In Table 3 we found that using multiple-SVMs achieved an average increase of 30.4% for F1. When considering precision value, multiple-SVMs showed the best performance, especially for the relevant part (Precision+) with 7.8% improvement on average. It is clear that using multiple-SVMs instead of a single one can lead to better classification and improve the overall accuracy with data having uncertainty.
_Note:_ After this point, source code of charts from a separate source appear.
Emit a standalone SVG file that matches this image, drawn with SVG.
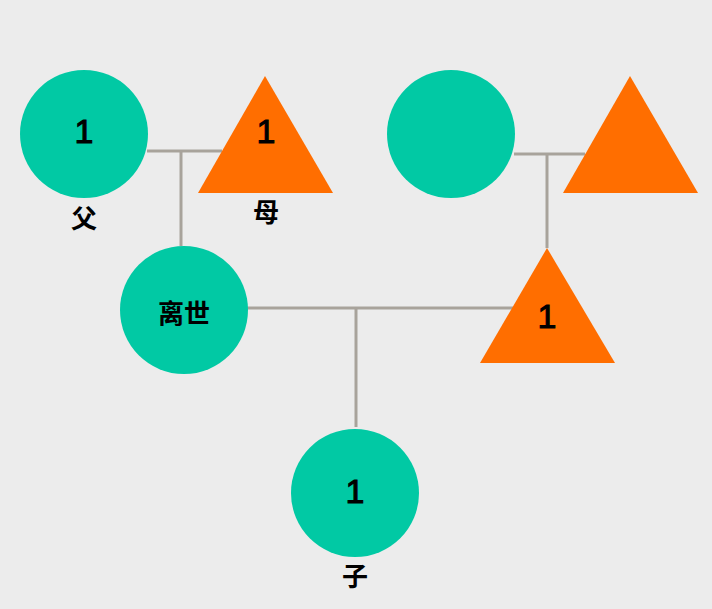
<svg xmlns="http://www.w3.org/2000/svg" width="712" height="609" viewBox="0 0 712 609">
<style>
.f{fill:#01C9A4}
.m{fill:#FF6E00}
.l{stroke:#A8A39B;stroke-width:3;fill:none}
.n{font-family:"Liberation Sans",Arial,sans-serif;font-size:34px;fill:#000;stroke:#000;stroke-width:1;text-anchor:middle}
.c{font-family:"Noto Sans CJK SC","Noto Sans CJK JP",sans-serif;font-size:26px;font-weight:bold;fill:#000;text-anchor:middle}
</style>
<rect width="712" height="609" fill="#ECECEC"/>
<g id="connectors">
<path class="l" d="M147 151H222M181 152V246"/>
<path class="l" d="M514 154H585M547 155V248"/>
<path class="l" d="M247 308H513M356 308V427"/>
</g>
<g id="father"><circle class="f" cx="84" cy="134" r="64"/><text class="n" x="84" y="143">1</text><text class="c" x="84" y="228">父</text></g>
<g id="mother"><polygon class="m" points="265,76 198,193 333,193"/><text class="n" x="266" y="143">1</text><text class="c" x="266" y="222">母</text></g>
<g id="circle2"><circle class="f" cx="451" cy="134" r="64"/></g>
<g id="triangle2"><polygon class="m" points="630,76 563,193 698,193"/></g>
<g id="deceased"><circle class="f" cx="184" cy="310" r="64"/><text class="c" x="184" y="323">离世</text></g>
<g id="triangle3"><polygon class="m" points="547,248 480,363 615,363"/><text class="n" x="547" y="328">1</text></g>
<g id="child"><circle class="f" cx="355" cy="493" r="64"/><text class="n" x="355" y="503">1</text><text class="c" x="355" y="586">子</text></g>
</svg>
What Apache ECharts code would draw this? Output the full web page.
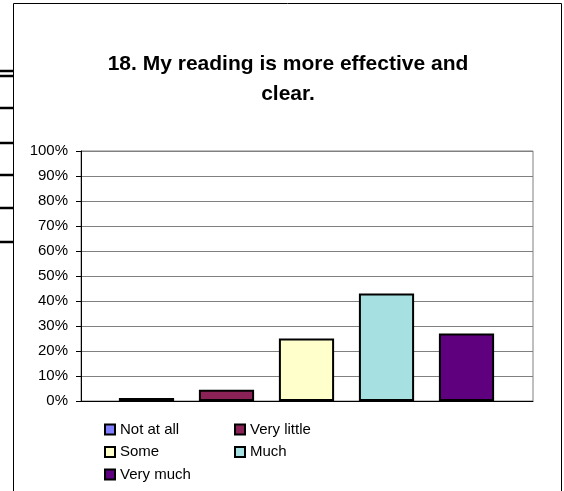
<!DOCTYPE html>
<html><head><meta charset="utf-8">
<script src="https://cdn.jsdelivr.net/npm/echarts@6/dist/echarts.min.js"></script>
<style>html,body{margin:0;padding:0;background:#fff}#c{width:564px;height:491px}</style>
</head><body><div id="c"></div>
<script>
var categories = ['Not at all', 'Very little', 'Some', 'Much', 'Very much'];
var values = [1.2, 4.5, 25, 43, 27];
var colors = ['#8080FF', '#8B2257', '#FFFFCC', '#A6E0E0', '#5F007F'];
var yTicks = [0, 10, 20, 30, 40, 50, 60, 70, 80, 90, 100];

var chart = echarts.init(document.getElementById('c'), null, {renderer: 'canvas'});
var series = categories.map(function (name, i) {
  return {
    name: name, type: 'bar', stack: 'one', xAxisIndex: 1, yAxisIndex: 1,
    barCategoryGap: '31%',
    itemStyle: {color: colors[i], borderColor: '#000', borderWidth: 2},
    data: categories.map(function (c, j) { return j === i ? values[i] : null; })
  };
});
var font = 'Liberation Sans, Arial, sans-serif';
var leftMarks = [71, 76, 108, 143, 175, 208, 242].map(function (y) {
  return {type: 'line', shape: {x1: 0, y1: y, x2: 13, y2: y}, style: {stroke: '#000', lineWidth: 2.5}, silent: true};
});
var legendText = {fontFamily: font, fontSize: 15, lineHeight: 15, color: '#000'};
chart.setOption({
  animation: false,
  backgroundColor: '#fff',
  title: {
    text: '18. My reading is more effective and\nclear.',
    left: 283, top: 44, textAlign: 'center',
    textStyle: {fontFamily: font, fontSize: 21, fontWeight: 'bold', color: '#000', lineHeight: 30}
  },
  grid: [
    {left: 81, right: 31, top: 151, bottom: 90, show: true, borderColor: '#808080', borderWidth: 1},
    {left: 106.5, right: 57.5, top: 151, bottom: 90}
  ],
  legend: [
    {orient: 'vertical', left: 99, top: 417, itemWidth: 10, itemHeight: 10, itemGap: 7.5,
     data: [categories[0], categories[2], categories[4]],
     textStyle: legendText, icon: 'rect',
     itemStyle: {borderColor: '#000', borderWidth: 2}},
    {orient: 'vertical', left: 229, top: 417, itemWidth: 10, itemHeight: 10, itemGap: 7.5,
     data: [categories[1], categories[3]],
     textStyle: legendText, icon: 'rect',
     itemStyle: {borderColor: '#000', borderWidth: 2}}
  ],
  xAxis: [
    {type: 'category', gridIndex: 0, data: categories,
     axisLine: {lineStyle: {color: '#000', width: 1}},
     axisTick: {show: false}, axisLabel: {show: false}},
    {type: 'category', gridIndex: 1, data: categories,
     axisLine: {show: false}, axisTick: {show: false}, axisLabel: {show: false}}
  ],
  yAxis: [
    {type: 'value', gridIndex: 0, min: yTicks[0], max: yTicks[yTicks.length - 1], interval: 10,
     axisLine: {show: true, lineStyle: {color: '#000', width: 1}},
     axisTick: {show: true, length: 5, lineStyle: {color: '#000'}},
     axisLabel: {formatter: '{value}%', fontFamily: font, fontSize: 15, color: '#000', margin: 13},
     splitLine: {lineStyle: {color: '#808080', width: 1}}},
    {type: 'value', gridIndex: 1, min: yTicks[0], max: yTicks[yTicks.length - 1], interval: 10,
     show: false, splitLine: {show: false}}
  ],
  series: series,
  graphic: [
    {type: 'rect', shape: {x: 13.5, y: 3.5, width: 548, height: 500}, style: {fill: 'none', stroke: '#000', lineWidth: 1}, silent: true}
  ].concat(leftMarks)
});
</script></body></html>
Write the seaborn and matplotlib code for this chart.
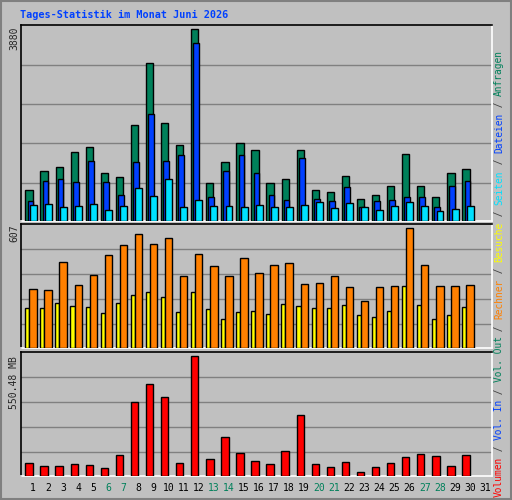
import numpy as np
import pandas as pd
import seaborn as sns
import matplotlib
matplotlib.use("Agg")
import matplotlib.pyplot as plt

days = list(range(1, 31))
day_labels = [str(d) for d in range(1, 32)]
weekend = {6, 7, 13, 14, 20, 21, 27, 28}

hits = [621, 1005, 1086, 1390, 1491, 965, 884, 1937, 3192, 1977, 1532, 3880, 763, 1188, 1572,
        1431, 763, 844, 1431, 621, 580, 904, 439, 520, 702, 1350, 702, 479, 965, 1046]
files = [398, 803, 844, 783, 1208, 783, 520, 1188, 2159, 1208, 1329, 3597, 479, 1005, 1329,
         965, 520, 418, 1269, 439, 398, 682, 277, 398, 418, 479, 479, 277, 702, 803]
pages = [317, 337, 277, 297, 337, 216, 297, 661, 499, 844, 277, 418, 297, 297, 277,
         317, 277, 277, 317, 378, 256, 358, 277, 216, 297, 378, 297, 196, 236, 297]
visits = [298, 293, 435, 319, 369, 470, 521, 577, 526, 556, 364, 475, 415, 364, 455,
          379, 420, 430, 324, 329, 364, 309, 238, 309, 314, 607, 420, 314, 314, 319]
sites = [202, 202, 228, 212, 207, 177, 228, 268, 283, 258, 182, 283, 197, 147, 182,
         187, 172, 223, 212, 202, 202, 217, 167, 157, 187, 314, 217, 147, 167, 207]
volume_mb = [56.9, 43.1, 43.1, 52.3, 47.7, 33.8, 93.8, 338.3, 421.3, 361.4, 56.9, 550.48, 75.3, 176.8, 103,
             66.1, 52.3, 112.3, 278.3, 52.3, 38.4, 61.5, 15.4, 38.4, 56.9, 84.6, 98.4, 89.2, 43.1, 93.8]

sns.set_style("white")
BG = "#C0C0C0"
fig = plt.figure(figsize=(5.12, 5.0), dpi=100, facecolor=BG)
fig.patches.append(plt.Rectangle((0.002, 0.002), 0.996, 0.996, transform=fig.transFigure,
                                 fill=False, edgecolor="#808080", lw=1.5))
L, W = 20.5 / 512, 471 / 512
ax1 = fig.add_axes([L, 0.558, W, 0.392])
ax2 = fig.add_axes([L, 0.3034, W, 0.2486])
ax3 = fig.add_axes([L, 0.0486, W, 0.2468])

d = np.array(days, dtype=float)

def bars(ax, vals, off, width, color):
    ax.bar(d + off, vals, width=width, color=color, edgecolor="black", linewidth=1, zorder=3)

for ax, ymax in [(ax1, 3967), (ax2, 628.8), (ax3, 569)]:
    ax.set_facecolor(BG)
    ax.set_xlim(0.17, 31.43)
    ax.set_ylim(0, ymax)
    for f in [0.195, 0.397, 0.597, 0.797]:
        ax.axhline(f * ymax, color="#808080", lw=1, zorder=1)
    ax.set_xticks([]); ax.set_yticks([])
    for s in ["left", "top"]:
        ax.spines[s].set_color("black")
    for s in ["right", "bottom"]:
        ax.spines[s].set_color("white")
    for s in ax.spines.values():
        s.set_linewidth(1.2)

bars(ax1, hits, -0.265, 0.48, "#00805A")
bars(ax1, files, -0.17, 0.38, "#0040FF")
bars(ax1, pages, 0.01, 0.46, "#00E0FF")
bars(ax2, sites, -0.38, 0.27, "#FFFF00")
bars(ax2, visits, 0.0, 0.49, "#FF8000")
sns.barplot(x=d - 0.265, y=volume_mb, native_scale=True, width=0.49, color="#FF0000",
            saturation=1, edgecolor="black", linewidth=1, ax=ax3, zorder=3)
ax3.set_xlim(0.17, 31.43); ax3.set_xticks([]); ax3.set_yticks([])
ax3.set_xlabel(""); ax3.set_ylabel("")

mono = "DejaVu Sans Mono"
fig.text(20 / 512, 1 - 15 / 500, "Tages-Statistik im Monat Juni 2026", color="#0040FF",
         family=mono, weight="bold", fontsize=7.3, va="center", ha="left")

# day labels
for i, lab in enumerate(day_labels):
    x = (33 + i * 15.067) / 512
    col = "#00805A" if (i + 1) in weekend else "black"
    fig.text(x, 1 - 488 / 500, lab, color=col, family=mono, fontsize=7, ha="center", va="center")

# left max labels
fig.text(14 / 512, 1 - 27 / 500, "3880", rotation=90, family=mono, fontsize=7, ha="center", va="top")
fig.text(14 / 512, 1 - 224 / 500, "607", rotation=90, family=mono, fontsize=7, ha="center", va="top")
fig.text(14 / 512, 1 - 356 / 500, "550.48 MB", rotation=90, family=mono, fontsize=7, ha="center", va="top")

# right legend
pieces = [("Volumen", "#FF0000"), (" / ", "#404040"), ("Vol. In", "#0040FF"), (" / ", "#404040"),
          ("Vol. Out", "#00805A"), (" / ", "#404040"), ("Rechner", "#FF8000"), (" / ", "#404040"),
          ("Besuche", "#FFFF00"), (" / ", "#404040"), ("Seiten", "#00E0FF"), (" / ", "#404040"),
          ("Dateien", "#0040FF"), (" / ", "#404040"), ("Anfragen", "#00805A")]
pos = 0
step = 5.73
for txt, col in pieces:
    y = 497 - pos * step
    fig.text(499 / 512, 1 - y / 500, txt, color=col, family=mono, fontsize=6.85, rotation=90,
             ha="center", va="bottom")
    pos += len(txt)

fig.savefig("out.png", dpi=100, facecolor=BG)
Based on the results presented earlier, the MSVMs-SW model improved the binary classification with the highest score in both F1 and Accuracy (and particularly in F1) that best expresses the real situation in text classification.

5 Conclusion

The MSVMs-SW model was proposed to deal with data having uncertainty, a situation in which is difficult to obtain good results when using non-linear SVM. This model uses the training set effectively to achieve super machine learning with high classification accuracy and to improve the performance of binary text classification. It tries to understand uncertainty by dividing the training set into three regions, namely, positive, negative, and boundary, in order to improve the certainty of both relevant and irrelevant parts and to reduce the impact of uncertainty in the boundary part. The partition of training sets was achieved by applying an effective SW technique and threshold setting and then organizing training samples to generate new training sets. After the boundary region was identified, we used multiple-SVMs instead of a single one to learn the classifiers and to classify new incoming documents. The experimental results using the standard RCV1 dataset show that the proposed model achieved significant improvements in F1 and Accuracy, especially F1, and outperforms existing classifiers, including state-of-the-art classifiers.